Tensions Flare Between OCC and Bank Consultants

WASHINGTON — The Office of the Comptroller of the Currency's effort to gain enforcement authority over bank consultants has sparked objections from contractors who argue the agency's move threatens their independence.

The OCC asked lawmakers last week for the power to issue sanctions directly against independent contractors, who are often hired by a bank under an enforcement action. Such a move would expand the OCC's power to penalize or ban any bank consultant, including lawyers and auditors, at the agency's discretion.

But many consultants say that won't necessarily fix problems at banks and will spark other issues.

"I'm not sure having the regulators regulate consultants would make them more independent," said Jon Winick, president of bank advisory firm Clark Street Capital. "A better idea is to have the regulators hire the consultant then."

The OCC has already said that it is reviewing the current process with banks and consultants after regulators scuttled the independent foreclosure review in favor of a $9.3 billion settlement in January. The OCC required banks to hire outside consultants to review loan files, a process that proved lengthy and expensive.

"Given the experience with the IFR, the OCC is currently evaluating its use of independent consultants and exploring ways to improve the process, particularly for situations involving significant consumer harm or law enforcement implications," said Daniel Stipano, the OCC's deputy chief counsel, in testimony before a Senate Banking subcommittee last week.

The OCC still believes that the use of independent consultants "is generally appropriate," Stipano said, but the agency faces "significant jurisdictional obstacles" to go after contractors accused of wrongdoing.

He noted a case in 2008 when the OCC was stopped from penalizing accounting firm Grant Thornton for approving false financial reports of a failed bank that hired the firm because of an enforcement action. The U.S. Court of Appeals for the District of Columbia determined that the work performed by Grant Thornton did not fall within the "business of banking," so the OCC had no jurisdiction to proceed.

"The OCC would welcome a legislative change in this area that would facilitate our ability to take enforcement actions directly against independent contractors that engage in wrongdoing," Stipano told lawmakers Thursday. "Such a legislative change would be useful not only with respect to the use of independent contractors in an enforcement context but also, and perhaps more importantly, in cases where a bank has chosen to outsource significant activities to an independent contractor."

But consultants say the OCC already has significant power over a bank's relationship with an independent contractor, making more enforcement authority unnecessary.

"When I was a regulator, we did a lot of work reviewing third-party contracts" such as "engagement letters and ensuring the bank is getting value for their money," said C.K. Lee, a managing director at Commerce Street Capital who formerly worked at the Office of Thrift Supervision. "They already have some authority. It's just whether or not they're using it. That's the question."

Even before a bank selects a contractor, the OCC can ask the institution to submit the qualifications of the consultant and review the firm. It can also require the bank to modify or terminate the agreement at any time if the agency feels the work is "not consistent" with the intent of the enforcement action, Stipano told lawmakers. The OCC can also refer a contractor to its appropriate regulator or attorney general if necessary.

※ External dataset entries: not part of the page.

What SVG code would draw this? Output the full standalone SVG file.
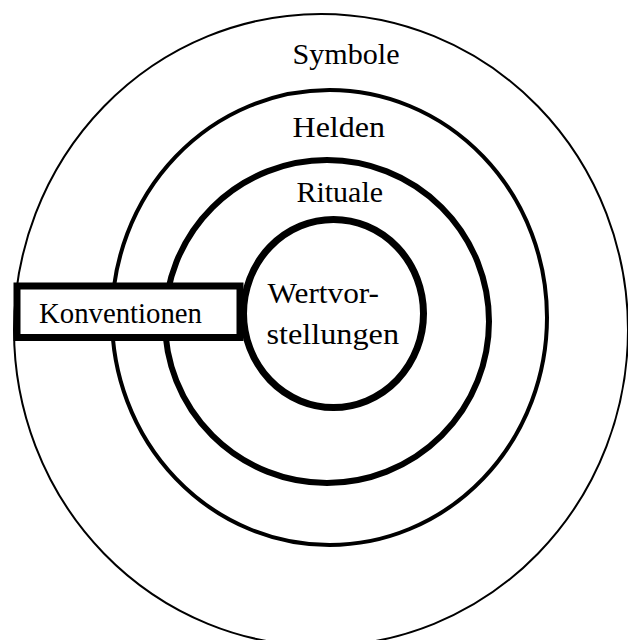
<svg xmlns="http://www.w3.org/2000/svg" width="628" height="640" viewBox="0 0 628 640">
  <style>
    .ring { fill: none; stroke: #000; }
    .lbl { font-family: "Liberation Serif", "Times New Roman", serif; font-size: 30px; fill: #000; }
  </style>
  <rect x="0" y="0" width="628" height="640" fill="#fff"/>
  <g id="symbole">
    <ellipse class="ring" cx="321" cy="330" rx="307" ry="316" stroke-width="2"/>
    <text class="lbl" x="292.5" y="64" textLength="107" lengthAdjust="spacingAndGlyphs">Symbole</text>
  </g>
  <g id="helden">
    <ellipse class="ring" cx="329.5" cy="317.5" rx="217.5" ry="227.5" stroke-width="4"/>
    <text class="lbl" x="292.5" y="137" textLength="92.5" lengthAdjust="spacingAndGlyphs">Helden</text>
  </g>
  <g id="rituale">
    <ellipse class="ring" cx="327" cy="321.5" rx="162" ry="161.5" stroke-width="6"/>
    <text class="lbl" x="296.5" y="201.5" textLength="86.5" lengthAdjust="spacingAndGlyphs">Rituale</text>
  </g>
  <g id="wertvorstellungen">
    <ellipse class="ring" cx="333.5" cy="313.5" rx="90" ry="94" stroke-width="7"/>
    <text class="lbl" x="267.5" y="303" textLength="111.5" lengthAdjust="spacingAndGlyphs">Wertvor-</text>
    <text class="lbl" x="266.5" y="344" textLength="132.5" lengthAdjust="spacingAndGlyphs">stellungen</text>
  </g>
  <g id="konventionen">
    <rect x="17" y="286" width="223" height="51.5" fill="#fff" stroke="#000" stroke-width="7"/>
    <text class="lbl" x="39" y="323" textLength="163" lengthAdjust="spacingAndGlyphs">Konventionen</text>
  </g>
  <g id="connectors"></g>
</svg>
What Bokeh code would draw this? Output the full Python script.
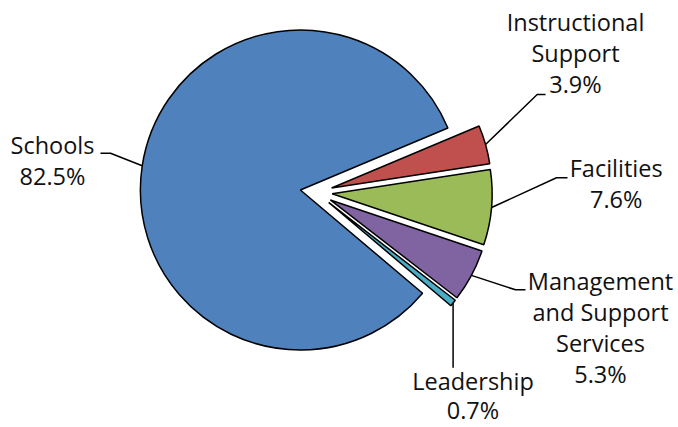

Though there are differing opinions on sanctions against consultants, all parties agree that the current independent consultant process should be reviewed in light of the flopped IFR.

"I think you've got to have a new process. And I think if the process requires modification of federal rules and regulations, then that's something the OCC and the Fed should immediately demand of us," said Sen. Jack Reed, D-R.I., at the Thursday hearing. "Because essentially what you describe is a core activity of the OCC — stopping the wrongdoing of regulated institutions and protecting consumers."

Still, consultants questioned whether the OCC's request has more so to do with trying to divert political blame from the agency over the foreclosure review.

"I'm having a hard time figuring out whether this [request] of the OCC was because they were in trouble with Congress because of what happened with the foreclosure reviews," Lee said. "Or whether there really is a concern among regulators about the quality of work they're seeing" from consultants.

Others agreed.

"To me, the whole thing about the consultants is just more scapegoating," said Walter Moeling 4th, a partner at the Bryan Cave law office.

Consultants also say if there are deeply-rooted concerns at the OCC with the work being performed at the bank on the advice of an independent firm, it's ultimately up to bank's management to stay in compliance.

"I tell my clients all the time that I'm a consultant but I'm not a banker," Moeling said. "I can't run it. You've got to run it."